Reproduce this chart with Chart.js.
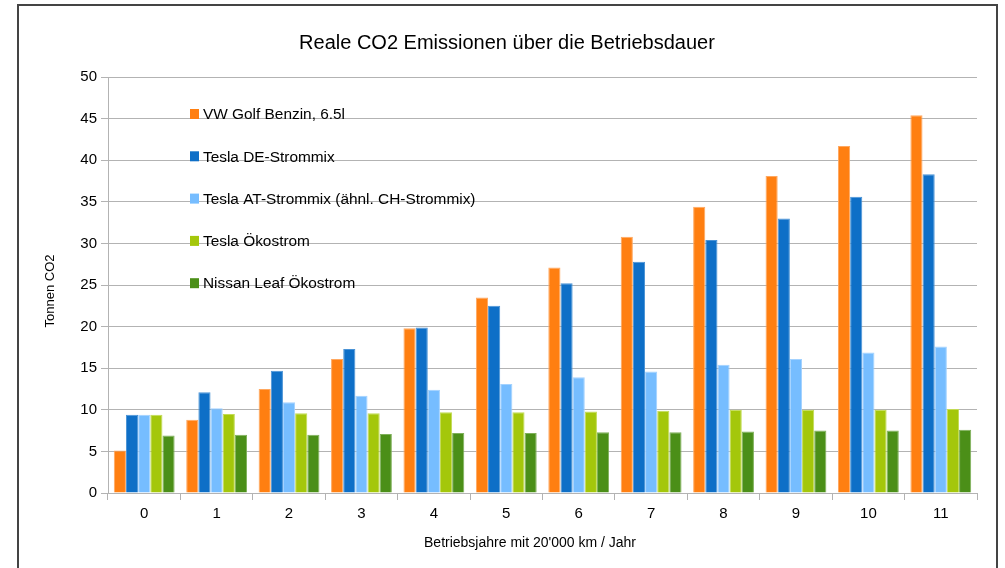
<!DOCTYPE html>
<html>
<head>
<meta charset="utf-8">
<title>Reale CO2 Emissionen</title>
<script src="https://cdn.jsdelivr.net/npm/chart.js@4/dist/chart.umd.min.js"></script>
<style>
  body { margin: 0; background: #fff; }
  #wrap { width: 1005px; height: 568px; }
</style>
</head>
<body>
<div id="wrap"><canvas id="myChart" width="1005" height="568"></canvas></div>
<script>
// Chart data
var years = ["0", "1", "2", "3", "4", "5", "6", "7", "8", "9", "10", "11"];
var golfBenzin = [5.1, 8.8, 12.5, 16.1, 19.8, 23.5, 27.1, 30.8, 34.4, 38.1, 41.7, 45.4];
var teslaDE = [9.4, 12.1, 14.7, 17.3, 19.9, 22.5, 25.2, 27.8, 30.4, 33.0, 35.6, 38.3];
var teslaAT = [9.4, 10.2, 10.9, 11.7, 12.4, 13.1, 13.9, 14.6, 15.4, 16.1, 16.9, 17.6];
var teslaOeko = [9.4, 9.5, 9.6, 9.6, 9.7, 9.7, 9.8, 9.9, 10.0, 10.0, 10.0, 10.1];
var nissanOeko = [6.9, 7.0, 7.0, 7.1, 7.2, 7.2, 7.3, 7.3, 7.4, 7.5, 7.5, 7.6];
var yTicks = [0, 5, 10, 15, 20, 25, 30, 35, 40, 45, 50];
var xTitle = "Betriebsjahre mit 20'000 km / Jahr";
var yTitle = "Tonnen CO2";

var gridGray = "#b3b3b3";
var fontFamily = "'Liberation Sans', Arial, sans-serif";

function makeSet(label, values, color, edge) {
  return {
    label: label,
    data: values,
    backgroundColor: color,
    borderColor: edge,
    borderWidth: 1,
    categoryPercentage: 0.84,
    barPercentage: 1.0
  };
}

// frame round the whole picture
var framePlugin = {
  id: "frame",
  beforeDraw: function (chart) {
    var ctx = chart.ctx;
    ctx.save();
    ctx.fillStyle = "#fff";
    ctx.fillRect(0, 0, chart.width, chart.height);
    ctx.strokeStyle = "#444";
    ctx.lineWidth = 2;
    ctx.beginPath();
    ctx.moveTo(18, chart.height);
    ctx.lineTo(18, 5);
    ctx.lineTo(997, 5);
    ctx.lineTo(997, chart.height);
    ctx.stroke();
    ctx.restore();
  }
};

// legend inside the plot + axis titles
var textPlugin = {
  id: "innerLegend",
  afterDatasetsDraw: function (chart) {
    var ctx = chart.ctx;
    ctx.save();
    ctx.font = "15.4px " + fontFamily;
    ctx.textBaseline = "middle";
    chart.data.datasets.forEach(function (ds, i) {
      var y = 114 + i * 42.3;
      ctx.fillStyle = ds.backgroundColor;
      ctx.fillRect(190, y - 5, 9, 10);
      ctx.fillStyle = "#000";
      ctx.fillText(ds.label, 203, y + 1);
    });

    ctx.font = "14px " + fontFamily;
    ctx.textAlign = "center";
    ctx.fillText(xTitle, 530, 543);

    ctx.font = "13px " + fontFamily;
    ctx.translate(50, 291);
    ctx.rotate(-Math.PI / 2);
    ctx.fillText(yTitle, 0, 0);
    ctx.restore();
  }
};

var myChart = new Chart(document.getElementById("myChart").getContext("2d"), {
  type: "bar",
  data: {
    labels: years,
    datasets: [
      makeSet("VW Golf Benzin, 6.5l", golfBenzin, "#ff7f11", "#ffa860"),
      makeSet("Tesla DE-Strommix", teslaDE, "#0e6fc7", "#4a93d6"),
      makeSet("Tesla AT-Strommix (ähnl. CH-Strommix)", teslaAT, "#76bdff", "#a3d2ff"),
      makeSet("Tesla Ökostrom", teslaOeko, "#a4c70b", "#c2db55"),
      makeSet("Nissan Leaf Ökostrom", nissanOeko, "#4b8f18", "#7fb05a")
    ]
  },
  options: {
    responsive: false,
    animation: false,
    layout: { padding: { left: 37, right: 28, top: 0, bottom: 0 } },
    plugins: {
      legend: { display: false },
      tooltip: { enabled: false },
      title: {
        display: true,
        text: "Reale CO2 Emissionen über die Betriebsdauer",
        color: "#000",
        font: { family: fontFamily, size: 20, weight: "normal" },
        padding: { top: 31, bottom: 22 }
      }
    },
    scales: {
      x: {
        grid: {
          offset: true,
          drawOnChartArea: true,
          color: function (c) { return c.index === years.length ? gridGray : "transparent"; },
          tickColor: gridGray,
          tickLength: 7
        },
        border: { color: gridGray },
        ticks: { color: "#000", padding: 5, font: { family: fontFamily, size: 15 } },
        afterFit: function (scale) { scale.height = 75; }
      },
      y: {
        min: 0,
        max: 50,
        afterBuildTicks: function (scale) {
          scale.ticks = yTicks.map(function (v) { return { value: v }; });
        },
        grid: { color: gridGray, tickColor: gridGray, tickLength: 7 },
        border: { color: gridGray },
        ticks: { color: "#000", padding: 4, font: { family: fontFamily, size: 15 } },
        afterFit: function (scale) { scale.width = 71; }
      }
    }
  },
  plugins: [framePlugin, textPlugin]
});
</script>
</body>
</html>
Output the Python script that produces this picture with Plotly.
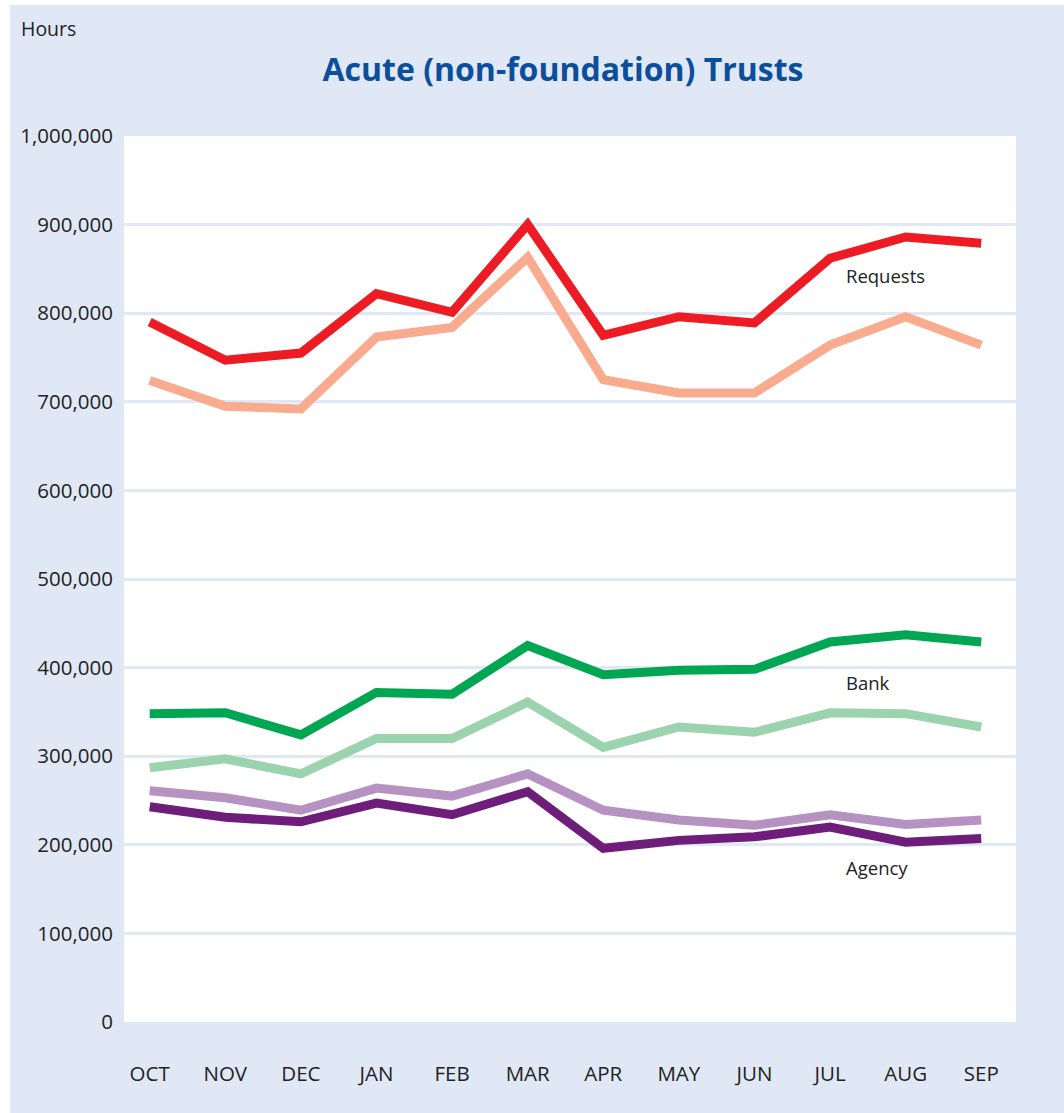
import plotly.graph_objects as go

months = ["OCT", "NOV", "DEC", "JAN", "FEB", "MAR", "APR", "MAY", "JUN", "JUL", "AUG", "SEP"]

requests_dark = [790000, 747000, 755000, 822000, 801000, 900000, 775000, 796000, 789000, 862000, 886000, 879000]
requests_light = [724000, 695000, 692000, 773000, 784000, 863000, 725000, 710000, 710000, 764000, 796000, 764000]
bank_dark = [348000, 349000, 324000, 372000, 370000, 425000, 392000, 397000, 398000, 429000, 437000, 429000]
bank_light = [287000, 297000, 280000, 320000, 320000, 361000, 310000, 333000, 327000, 349000, 348000, 333000]
agency_light = [261000, 253000, 239000, 264000, 255000, 280000, 239000, 228000, 222000, 234000, 223000, 228000]
agency_dark = [243000, 231000, 226000, 247000, 234000, 260000, 196000, 205000, 209000, 220000, 203000, 207000]

y_ticks = list(range(0, 1000001, 100000))
y_tick_text = [f"{v:,}" for v in y_ticks]

series = [
    ("Requests (light)", requests_light, "#F9AB8F"),
    ("Requests", requests_dark, "#ED1C24"),
    ("Bank (light)", bank_light, "#9CD3AF"),
    ("Bank", bank_dark, "#00A651"),
    ("Agency (light)", agency_light, "#B592C1"),
    ("Agency", agency_dark, "#6F1D7B"),
]

FONT = "Open Sans, Noto Sans, sans-serif"
BG = "#E1E8F5"

fig = go.Figure()
for name, vals, col in series:
    fig.add_trace(go.Scatter(x=list(range(len(months))), y=vals, mode="lines", name=name,
                             line=dict(color=col, width=9), showlegend=False))

labels = [("Requests", 842000), ("Bank", 383000), ("Agency", 174000)]
for txt, yv in labels:
    fig.add_annotation(x=9.19, y=yv, text=txt, showarrow=False, xanchor="left", yanchor="middle",
                       font=dict(family=FONT, size=18.5, color="#222222"))

fig.add_annotation(xref="paper", yref="paper", x=(19 - 124) / 892, y=(1022 - 28) / 886, text="Hours",
                   showarrow=False, xanchor="left", yanchor="middle",
                   font=dict(family=FONT, size=19.5, color="#222222"))

# thin white border at top and left of the page
fig.add_shape(type="rect", xref="paper", yref="paper", x0=-0.2, x1=(10 - 124) / 892,
              y0=-0.2, y1=1.3, fillcolor="white", line_width=0, layer="above")
fig.add_shape(type="rect", xref="paper", yref="paper", x0=-0.2, x1=1.2,
              y0=(1022 - 5) / 886, y1=1.3, fillcolor="white", line_width=0, layer="above")

fig.update_layout(
    width=1064, height=1113,
    margin=dict(l=124, r=48, t=136, b=91),
    paper_bgcolor=BG, plot_bgcolor="white",
    title=dict(text="Acute (non-foundation) Trusts", x=563 / 1064,
               xanchor="center", y=1 - 70 / 1113, yanchor="middle",
               font=dict(family=FONT, size=32, weight=700, color="#0B4F9C")),
    font=dict(family=FONT, size=20.5, color="#222222"),
    xaxis=dict(tickmode="array", tickvals=list(range(len(months))), ticktext=months,
               range=[-0.34, 11.46], showgrid=False, zeroline=False, showline=False,
               ticks="", ticklabelstandoff=37, tickfont=dict(size=20.5, color="#222222")),
    yaxis=dict(tickmode="array", tickvals=y_ticks, ticktext=y_tick_text, range=[0, 1000000],
               showgrid=True, gridcolor=BG, gridwidth=2.5, zeroline=False, showline=False,
               ticks="", ticklabelstandoff=10, tickfont=dict(size=20.5, color="#222222")),
)

fig.write_html("out.html", config={"displayModeBar": False},
               post_script="document.body.style.margin='0';")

• • • •

§ **PROBLEM TO SOLVE**
Show the lines from the data above that contain the string "this".

§ **SOLUTION TO THE EXERCISE**
Reproduce this chart with Chart.js.
Output the Python script that produces this picture with Plotly.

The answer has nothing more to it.